INSTRUCTION. Give the listing again character for character, but drop the images.

STORED DATA.
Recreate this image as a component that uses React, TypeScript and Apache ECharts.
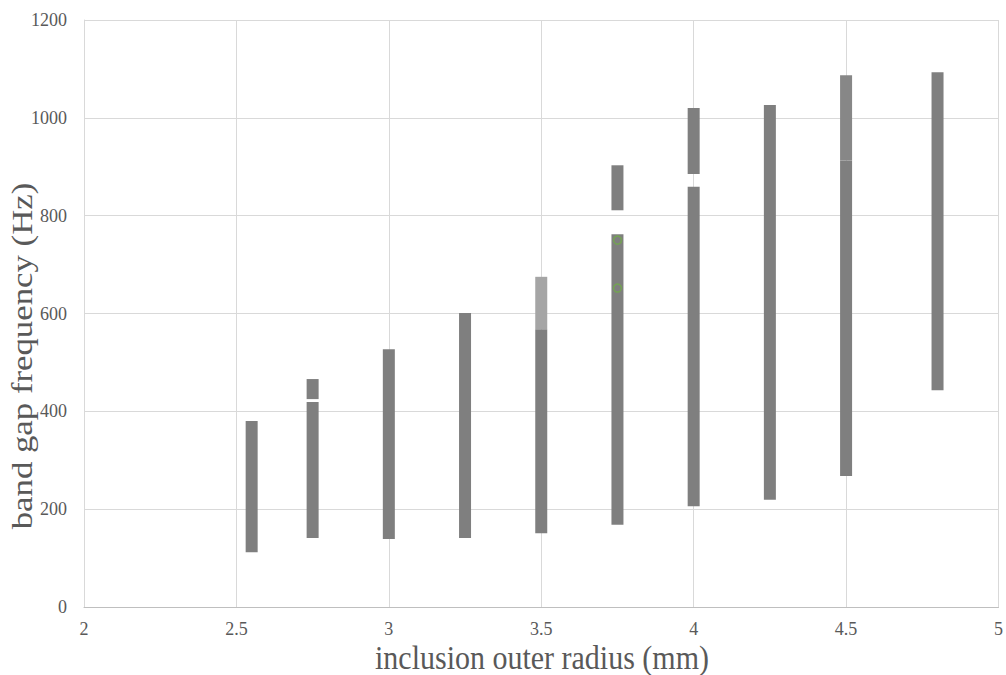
import React, { useEffect, useRef } from "react";
import * as echarts from "echarts";

// Band gap intervals per inclusion outer radius (mm), in Hz
const bandRadius = [2.55, 2.75, 2.75, 3, 3.25, 3.5, 3.5, 3.75, 3.75, 4, 4, 4.25, 4.5, 4.5, 4.8];
const bandLower = [112, 141, 425, 139, 141, 151, 568, 168, 811, 206, 885, 219, 268, 913, 443];
const bandUpper = [380, 419, 466, 527, 601, 568, 675, 762, 903, 859, 1020, 1026, 913, 1087, 1093];
// 0 = main band, 1 = light extension, 2 = slightly lighter extension
const bandTone = [0, 0, 0, 0, 0, 0, 1, 0, 0, 0, 0, 0, 0, 2, 0];

// Marked frequencies
const markRadius = [3.75, 3.75];
const markFreq = [750, 652];

const xTicks = [2, 2.5, 3, 3.5, 4, 4.5, 5];
const yTicks = [0, 200, 400, 600, 800, 1000, 1200];

const toneColors = ["#7f7f7f", "#a5a5a5", "#878787"];
const serif = "'Liberation Serif', 'Times New Roman', serif";
const textGray = "#595959";

export default function App() {
  const ref = useRef<HTMLDivElement>(null);

  useEffect(() => {
    if (!ref.current) return;
    const chart = echarts.init(ref.current, undefined, { renderer: "svg" });

    const bands = bandRadius.map((x, i) => [x, bandLower[i], bandUpper[i], bandTone[i]]);
    const marks = markRadius.map((x, i) => [x, markFreq[i]]);

    chart.setOption({
      animation: false,
      backgroundColor: "#ffffff",
      grid: { left: 84, right: 6, top: 20, bottom: 68 },
      xAxis: {
        type: "value",
        min: xTicks[0],
        max: xTicks[xTicks.length - 1],
        interval: 0.5,
        axisLine: { show: true, lineStyle: { color: "#bfbfbf", width: 1 } },
        axisTick: { show: false },
        axisLabel: {
          fontFamily: serif,
          fontSize: 18,
          color: textGray,
          margin: 13,
          formatter: (v: number) => String(v),
        },
        splitLine: { show: true, lineStyle: { color: "#d9d9d9", width: 1 } },
      },
      yAxis: {
        type: "value",
        min: yTicks[0],
        max: yTicks[yTicks.length - 1],
        interval: 200,
        axisLine: { show: true, lineStyle: { color: "#d9d9d9", width: 1 } },
        axisTick: { show: false },
        axisLabel: {
          fontFamily: serif,
          fontSize: 18,
          color: textGray,
          margin: 17,
          formatter: (v: number) => String(v),
        },
        splitLine: { show: true, lineStyle: { color: "#d9d9d9", width: 1 } },
      },
      graphic: [
        {
          type: "text",
          x: 542,
          y: 657,
          scaleY: 1.15,
          style: {
            text: "inclusion outer radius (mm)",
            fontFamily: serif,
            fontSize: 30,
            fill: textGray,
            align: "center",
            verticalAlign: "middle",
          },
        },
        {
          type: "text",
          x: 22,
          y: 356,
          rotation: Math.PI / 2,
          scaleX: 1.16,
          style: {
            text: "band gap frequency (Hz)",
            fontFamily: serif,
            fontSize: 30,
            fill: textGray,
            align: "center",
            verticalAlign: "middle",
          },
        },
      ],
      series: [
        {
          type: "custom",
          data: bands,
          renderItem: (params: any, api: any) => {
            const x = api.value(0);
            const lo = api.value(1);
            const hi = api.value(2);
            const tone = api.value(3);
            const top = api.coord([x, hi]);
            const bottom = api.coord([x, lo]);
            const w = 12;
            return {
              type: "rect",
              shape: { x: top[0] - w / 2, y: top[1], width: w, height: bottom[1] - top[1] },
              style: { fill: toneColors[tone] },
            };
          },
          z: 2,
        },
        {
          type: "scatter",
          data: marks,
          symbol: "circle",
          symbolSize: 8,
          itemStyle: { color: "rgba(0,0,0,0)", borderColor: "#70ad47", borderWidth: 1.5 },
          z: 3,
        },
      ],
    });

    return () => chart.dispose();
  }, []);

  return (
    <div
      ref={ref}
      style={{ position: "absolute", left: 0, top: 0, width: 1006, height: 675 }}
    />
  );
}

EXERCISE OUTPUT.
Recreate this image as a component that uses React, TypeScript and Apache ECharts.
import React, { useEffect, useRef } from "react";
import * as echarts from "echarts";

// Band gap intervals per inclusion outer radius (mm), in Hz
const bandRadius = [2.55, 2.75, 2.75, 3, 3.25, 3.5, 3.5, 3.75, 3.75, 4, 4, 4.25, 4.5, 4.5, 4.8];
const bandLower = [112, 141, 425, 139, 141, 151, 568, 168, 811, 206, 885, 219, 268, 913, 443];
const bandUpper = [380, 419, 466, 527, 601, 568, 675, 762, 903, 859, 1020, 1026, 913, 1087, 1093];
// 0 = main band, 1 = light extension, 2 = slightly lighter extension
const bandTone = [0, 0, 0, 0, 0, 0, 1, 0, 0, 0, 0, 0, 0, 2, 0];

// Marked frequencies
const markRadius = [3.75, 3.75];
const markFreq = [750, 652];

const xTicks = [2, 2.5, 3, 3.5, 4, 4.5, 5];
const yTicks = [0, 200, 400, 600, 800, 1000, 1200];

const toneColors = ["#7f7f7f", "#a5a5a5", "#878787"];
const serif = "'Liberation Serif', 'Times New Roman', serif";
const textGray = "#595959";

export default function App() {
  const ref = useRef<HTMLDivElement>(null);

  useEffect(() => {
    if (!ref.current) return;
    const chart = echarts.init(ref.current, undefined, { renderer: "svg" });

    const bands = bandRadius.map((x, i) => [x, bandLower[i], bandUpper[i], bandTone[i]]);
    const marks = markRadius.map((x, i) => [x, markFreq[i]]);

    chart.setOption({
      animation: false,
      backgroundColor: "#ffffff",
      grid: { left: 84, right: 6, top: 20, bottom: 68 },
      xAxis: {
        type: "value",
        min: xTicks[0],
        max: xTicks[xTicks.length - 1],
        interval: 0.5,
        axisLine: { show: true, lineStyle: { color: "#bfbfbf", width: 1 } },
        axisTick: { show: false },
        axisLabel: {
          fontFamily: serif,
          fontSize: 18,
          color: textGray,
          margin: 13,
          formatter: (v: number) => String(v),
        },
        splitLine: { show: true, lineStyle: { color: "#d9d9d9", width: 1 } },
      },
      yAxis: {
        type: "value",
        min: yTicks[0],
        max: yTicks[yTicks.length - 1],
        interval: 200,
        axisLine: { show: true, lineStyle: { color: "#d9d9d9", width: 1 } },
        axisTick: { show: false },
        axisLabel: {
          fontFamily: serif,
          fontSize: 18,
          color: textGray,
          margin: 17,
          formatter: (v: number) => String(v),
        },
        splitLine: { show: true, lineStyle: { color: "#d9d9d9", width: 1 } },
      },
      graphic: [
        {
          type: "text",
          x: 542,
          y: 657,
          scaleY: 1.15,
          style: {
            text: "inclusion outer radius (mm)",
            fontFamily: serif,
            fontSize: 30,
            fill: textGray,
            align: "center",
            verticalAlign: "middle",
          },
        },
        {
          type: "text",
          x: 22,
          y: 356,
          rotation: Math.PI / 2,
          scaleX: 1.16,
          style: {
            text: "band gap frequency (Hz)",
            fontFamily: serif,
            fontSize: 30,
            fill: textGray,
            align: "center",
            verticalAlign: "middle",
          },
        },
      ],
      series: [
        {
          type: "custom",
          data: bands,
          renderItem: (params: any, api: any) => {
            const x = api.value(0);
            const lo = api.value(1);
            const hi = api.value(2);
            const tone = api.value(3);
            const top = api.coord([x, hi]);
            const bottom = api.coord([x, lo]);
            const w = 12;
            return {
              type: "rect",
              shape: { x: top[0] - w / 2, y: top[1], width: w, height: bottom[1] - top[1] },
              style: { fill: toneColors[tone] },
            };
          },
          z: 2,
        },
        {
          type: "scatter",
          data: marks,
          symbol: "circle",
          symbolSize: 8,
          itemStyle: { color: "rgba(0,0,0,0)", borderColor: "#70ad47", borderWidth: 1.5 },
          z: 3,
        },
      ],
    });

    return () => chart.dispose();
  }, []);

  return (
    <div
      ref={ref}
      style={{ position: "absolute", left: 0, top: 0, width: 1006, height: 675 }}
    />
  );
}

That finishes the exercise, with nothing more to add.